Stored items:
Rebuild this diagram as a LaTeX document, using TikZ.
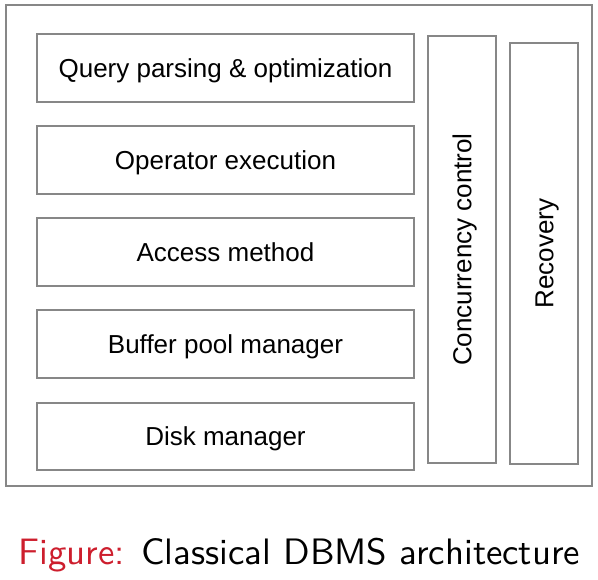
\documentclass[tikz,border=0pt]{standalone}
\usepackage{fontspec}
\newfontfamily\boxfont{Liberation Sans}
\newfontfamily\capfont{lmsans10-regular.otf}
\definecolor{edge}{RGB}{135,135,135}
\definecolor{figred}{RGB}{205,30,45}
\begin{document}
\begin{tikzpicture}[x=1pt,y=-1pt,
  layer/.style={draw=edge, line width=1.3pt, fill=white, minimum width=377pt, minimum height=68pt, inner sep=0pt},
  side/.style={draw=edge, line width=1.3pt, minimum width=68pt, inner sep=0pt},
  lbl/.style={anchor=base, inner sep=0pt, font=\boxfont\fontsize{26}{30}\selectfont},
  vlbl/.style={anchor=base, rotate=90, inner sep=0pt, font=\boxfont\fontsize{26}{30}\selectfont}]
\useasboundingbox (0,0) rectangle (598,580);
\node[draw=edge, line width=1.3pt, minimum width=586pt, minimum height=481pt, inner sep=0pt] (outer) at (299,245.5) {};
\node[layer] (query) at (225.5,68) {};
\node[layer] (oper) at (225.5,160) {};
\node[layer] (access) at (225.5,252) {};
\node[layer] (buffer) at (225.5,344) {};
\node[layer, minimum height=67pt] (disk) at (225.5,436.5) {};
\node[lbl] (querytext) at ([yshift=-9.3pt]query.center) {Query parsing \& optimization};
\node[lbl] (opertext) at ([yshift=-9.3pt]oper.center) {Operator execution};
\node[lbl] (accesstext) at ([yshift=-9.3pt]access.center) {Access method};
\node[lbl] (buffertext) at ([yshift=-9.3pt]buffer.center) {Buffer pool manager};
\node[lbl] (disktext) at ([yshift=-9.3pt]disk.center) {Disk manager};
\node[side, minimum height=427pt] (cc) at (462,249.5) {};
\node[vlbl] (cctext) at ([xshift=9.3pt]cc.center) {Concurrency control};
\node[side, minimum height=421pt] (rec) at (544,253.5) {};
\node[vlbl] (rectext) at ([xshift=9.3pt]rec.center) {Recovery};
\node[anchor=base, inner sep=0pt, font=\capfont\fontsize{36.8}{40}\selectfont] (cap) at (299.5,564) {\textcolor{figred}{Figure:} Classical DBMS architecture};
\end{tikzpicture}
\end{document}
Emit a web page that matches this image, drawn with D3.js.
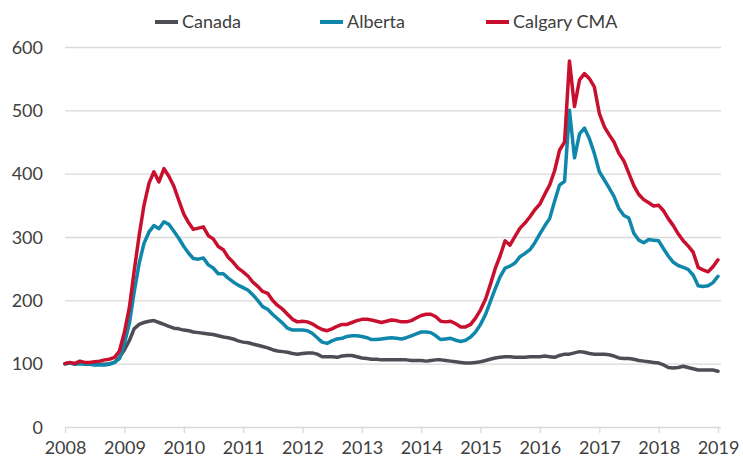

> _What you are asked to do_:
The pictures should not appear in the copy; every other part of the records above must be returned exactly.

> _Written answer_:
Rebuild this diagram as a LaTeX document, using TikZ.
\documentclass[tikz,border=0pt]{standalone}
\usepackage{fontspec}
\newfontfamily\boxfont{Liberation Sans}
\newfontfamily\capfont{lmsans10-regular.otf}
\definecolor{edge}{RGB}{135,135,135}
\definecolor{figred}{RGB}{205,30,45}
\begin{document}
\begin{tikzpicture}[x=1pt,y=-1pt,
  layer/.style={draw=edge, line width=1.3pt, fill=white, minimum width=377pt, minimum height=68pt, inner sep=0pt},
  side/.style={draw=edge, line width=1.3pt, minimum width=68pt, inner sep=0pt},
  lbl/.style={anchor=base, inner sep=0pt, font=\boxfont\fontsize{26}{30}\selectfont},
  vlbl/.style={anchor=base, rotate=90, inner sep=0pt, font=\boxfont\fontsize{26}{30}\selectfont}]
\useasboundingbox (0,0) rectangle (598,580);
\node[draw=edge, line width=1.3pt, minimum width=586pt, minimum height=481pt, inner sep=0pt] (outer) at (299,245.5) {};
\node[layer] (query) at (225.5,68) {};
\node[layer] (oper) at (225.5,160) {};
\node[layer] (access) at (225.5,252) {};
\node[layer] (buffer) at (225.5,344) {};
\node[layer, minimum height=67pt] (disk) at (225.5,436.5) {};
\node[lbl] (querytext) at ([yshift=-9.3pt]query.center) {Query parsing \& optimization};
\node[lbl] (opertext) at ([yshift=-9.3pt]oper.center) {Operator execution};
\node[lbl] (accesstext) at ([yshift=-9.3pt]access.center) {Access method};
\node[lbl] (buffertext) at ([yshift=-9.3pt]buffer.center) {Buffer pool manager};
\node[lbl] (disktext) at ([yshift=-9.3pt]disk.center) {Disk manager};
\node[side, minimum height=427pt] (cc) at (462,249.5) {};
\node[vlbl] (cctext) at ([xshift=9.3pt]cc.center) {Concurrency control};
\node[side, minimum height=421pt] (rec) at (544,253.5) {};
\node[vlbl] (rectext) at ([xshift=9.3pt]rec.center) {Recovery};
\node[anchor=base, inner sep=0pt, font=\capfont\fontsize{36.8}{40}\selectfont] (cap) at (299.5,564) {\textcolor{figred}{Figure:} Classical DBMS architecture};
\end{tikzpicture}
\end{document}
Emit a web page that matches this image, drawn with D3.js.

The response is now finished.